The Agricultural Market Agency’s operating costs are not much lower (PLN 146 million) than the costs of its task implementation (PLN 220 million, these are mainly subsidies to milk consumption in schools). Surely, this results from the specific nature of agricultural agencies. Yet the fact is that the National Science Centre and the National Centre for Research and Development, also distributing billions of zlotys, but for science and technology, have their operating costs at the level of 4%.
Finally, it is worth noting that the transparency of budgetary documents still leaves much to be desired. Comparisons are difficult to make, especially in the longer term (also retrospectively, when one needs to refer to source documents from previous years) and above all forward. Public debt is estimated in a four-year perspective, but expenditure and revenue of the individual parts of the public finance sector are not.
Ten-year analyses, such as those in the US, which are an excellent verification tool for different budgetary and legislative ideas, are unavailable (such an analysis is in the pipeline but only in relation to certain new acts).
The notion of the primary deficit of the State Treasury and the public finance sector disappeared (such forecasts were provided still two years ago). It is obvious that next year such deficit will still exist, but whether it would exist in subsequent years – nobody knows (it seems that it would), and this is such a relevant notion to the assessment of public finance stability.

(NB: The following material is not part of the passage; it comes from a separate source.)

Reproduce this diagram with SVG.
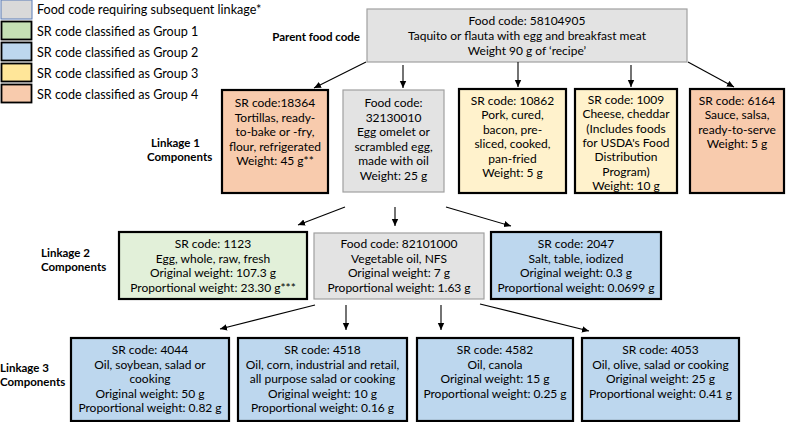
<svg xmlns="http://www.w3.org/2000/svg" width="786" height="422" viewBox="0 0 786 422">
<defs>
<marker id="ah" markerWidth="8" markerHeight="8" refX="7" refY="4" orient="auto" markerUnits="userSpaceOnUse">
<path d="M0,0.8 L7,4 L0,7.2 Z" fill="#000"/>
</marker>
<style>
text{font-family:Lato,"Liberation Sans",sans-serif;font-size:12px;fill:#000}
.c{text-anchor:middle}
.lg{font-size:12.6px}
.b{font-weight:bold;font-size:11.5px}
.gray{fill:#E3E3E3;stroke:#A0A0A0;stroke-width:1.2}
.g4{fill:#F8CBAD;stroke:#000;stroke-width:2.2}
.g3{fill:#FFF2CC;stroke:#000;stroke-width:2.2}
.g1{fill:#E2F0D9;stroke:#000;stroke-width:2.2}
.g2{fill:#BDD7EE;stroke:#000;stroke-width:2.2}
.conn line{stroke:#000;stroke-width:1.1;marker-end:url(#ah)}
</style>
</defs>
<rect width="786" height="422" fill="#fff"/>

<g id="legend">
<rect x="1" y="0" width="31" height="19" fill="#D9D9D9" stroke="#5B7DB8" stroke-width="1"/>
<rect x="1.5" y="21.5" width="30" height="18" fill="#C5E0B4" stroke="#000" stroke-width="1.8"/>
<rect x="1.5" y="42.5" width="30" height="18" fill="#BDD7EE" stroke="#000" stroke-width="1.8"/>
<rect x="1.5" y="63.5" width="30" height="18" fill="#FFE699" stroke="#000" stroke-width="1.8"/>
<rect x="1.5" y="84.5" width="30" height="18" fill="#F8CBAD" stroke="#000" stroke-width="1.8"/>
<text class="lg" x="37" y="14">Food code requiring subsequent linkage*</text>
<text class="lg" x="37" y="36">SR code classified as Group 1</text>
<text class="lg" x="37" y="57">SR code classified as Group 2</text>
<text class="lg" x="37" y="78">SR code classified as Group 3</text>
<text class="lg" x="37" y="99">SR code classified as Group 4</text>
</g>

<g id="row-labels">
<text class="b" x="360" y="41" text-anchor="end">Parent food code</text>
<text class="b" x="151" y="147">Linkage 1</text>
<text class="b" x="147" y="161">Components</text>
<text class="b" x="41" y="257">Linkage 2</text>
<text class="b" x="41" y="271">Components</text>
<text class="b" x="0" y="372">Linkage 3</text>
<text class="b" x="0" y="386">Components</text>
</g>

<g id="parent">
<rect class="gray" x="367" y="9" width="320" height="53"/>
<text class="c" x="527" y="25">Food code: 58104905</text>
<text class="c" x="527" y="39.5">Taquito or flauta with egg and breakfast meat</text>
<text class="c" x="527" y="54.5">Weight 90 g of ‘recipe’</text>
</g>

<g id="sr18364">
<rect class="g4" x="222" y="90" width="106" height="103"/>
<text class="c" x="275" y="107">SR code:18364</text>
<text class="c" x="275" y="121.5">Tortillas, ready-</text>
<text class="c" x="275" y="136">to-bake or -fry,</text>
<text class="c" x="275" y="150.5">flour, refrigerated</text>
<text class="c" x="275" y="165">Weight: 45 g**</text>
</g>

<g id="fc32130010">
<rect class="gray" x="343" y="90" width="101" height="102"/>
<text class="c" x="393.5" y="107">Food code:</text>
<text class="c" x="393.5" y="121.5">32130010</text>
<text class="c" x="393.5" y="136">Egg omelet or</text>
<text class="c" x="393.5" y="150.5">scrambled egg,</text>
<text class="c" x="393.5" y="165">made with oil</text>
<text class="c" x="393.5" y="179.5">Weight: 25 g</text>
</g>

<g id="sr10862">
<rect class="g3" x="459" y="89" width="107" height="104"/>
<text class="c" x="512.5" y="104.5">SR code: 10862</text>
<text class="c" x="512.5" y="119">Pork, cured,</text>
<text class="c" x="512.5" y="133.5">bacon, pre-</text>
<text class="c" x="512.5" y="148">sliced, cooked,</text>
<text class="c" x="512.5" y="162.5">pan-fried</text>
<text class="c" x="512.5" y="177">Weight: 5 g</text>
</g>

<g id="sr1009">
<rect class="g3" x="575" y="89" width="102" height="104"/>
<text class="c" x="626" y="104">SR code: 1009</text>
<text class="c" x="626" y="118.3">Cheese, cheddar</text>
<text class="c" x="626" y="132.6">(Includes foods</text>
<text class="c" x="626" y="146.9">for USDA's Food</text>
<text class="c" x="626" y="161.2">Distribution</text>
<text class="c" x="626" y="175.5">Program)</text>
<text class="c" x="626" y="189.8">Weight: 10 g</text>
</g>

<g id="sr6164">
<rect class="g4" x="690" y="89" width="94" height="104"/>
<text class="c" x="737" y="104.5">SR code: 6164</text>
<text class="c" x="737" y="119">Sauce, salsa,</text>
<text class="c" x="737" y="133.5">ready-to-serve</text>
<text class="c" x="737" y="148">Weight: 5 g</text>
</g>

<g id="sr1123">
<rect class="g1" x="119" y="232" width="188" height="67"/>
<text class="c" x="213" y="248">SR code: 1123</text>
<text class="c" x="213" y="262.5">Egg, whole, raw, fresh</text>
<text class="c" x="213" y="277">Original weight: 107.3 g</text>
<text class="c" x="213" y="291.5">Proportional weight: 23.30 g***</text>
</g>

<g id="fc82101000">
<rect class="gray" x="314" y="233" width="170" height="66"/>
<text class="c" x="399" y="248">Food code: 82101000</text>
<text class="c" x="399" y="262.5">Vegetable oil, NFS</text>
<text class="c" x="399" y="277">Original weight: 7 g</text>
<text class="c" x="399" y="291.5">Proportional weight: 1.63 g</text>
</g>

<g id="sr2047">
<rect class="g2" x="491" y="232" width="170" height="67"/>
<text class="c" x="576" y="248">SR code: 2047</text>
<text class="c" x="576" y="262.5">Salt, table, iodized</text>
<text class="c" x="576" y="277">Original weight: 0.3 g</text>
<text class="c" x="576" y="291.5">Proportional weight: 0.0699 g</text>
</g>

<g id="sr4044">
<rect class="g2" x="71" y="338" width="158" height="83"/>
<text class="c" x="150" y="354">SR code: 4044</text>
<text class="c" x="150" y="368.5">Oil, soybean, salad or</text>
<text class="c" x="150" y="383">cooking</text>
<text class="c" x="150" y="397.5">Original weight: 50 g</text>
<text class="c" x="150" y="412">Proportional weight: 0.82 g</text>
</g>

<g id="sr4518">
<rect class="g2" x="238" y="338" width="169" height="83"/>
<text class="c" x="322.5" y="354">SR code: 4518</text>
<text class="c" x="322.5" y="368.5">Oil, corn, industrial and retail,</text>
<text class="c" x="322.5" y="383">all purpose salad or cooking</text>
<text class="c" x="322.5" y="397.5">Original weight: 10 g</text>
<text class="c" x="322.5" y="412">Proportional weight: 0.16 g</text>
</g>

<g id="sr4582">
<rect class="g2" x="417" y="338" width="156" height="83"/>
<text class="c" x="495" y="354">SR code: 4582</text>
<text class="c" x="495" y="368.5">Oil, canola</text>
<text class="c" x="495" y="383">Original weight: 15 g</text>
<text class="c" x="495" y="397.5">Proportional weight: 0.25 g</text>
</g>

<g id="sr4053">
<rect class="g2" x="582" y="338" width="157" height="83"/>
<text class="c" x="660.5" y="354">SR code: 4053</text>
<text class="c" x="660.5" y="368.5">Oil, olive, salad or cooking</text>
<text class="c" x="660.5" y="383">Original weight: 25 g</text>
<text class="c" x="660.5" y="397.5">Proportional weight: 0.41 g</text>
</g>

<g id="connectors" class="conn">
<line x1="366" y1="62" x2="314" y2="88"/>
<line x1="403" y1="65" x2="403" y2="88"/>
<line x1="518" y1="62" x2="518" y2="87"/>
<line x1="631" y1="65" x2="631" y2="87"/>
<line x1="688" y1="62" x2="734" y2="87"/>
<line x1="345" y1="207" x2="298" y2="225"/>
<line x1="395" y1="207" x2="395" y2="226"/>
<line x1="446" y1="207" x2="511" y2="226"/>
<line x1="315" y1="305" x2="220" y2="329"/>
<line x1="346" y1="305" x2="346" y2="330"/>
<line x1="441" y1="305" x2="441" y2="330"/>
<line x1="480" y1="304" x2="589" y2="331"/>
</g>
</svg>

Anyone who watched the presentation of the US or UK budgets knows it is possible to present it in a clear manner and is cognizant of the importance of the existence of independent or non-political institutions, such as the American Congress Budget Office (CBO) or the British Institute of Fiscal Studies, to the awareness of the public. The Bureau of Research of the Polish Sejm does not fulfil this function at all.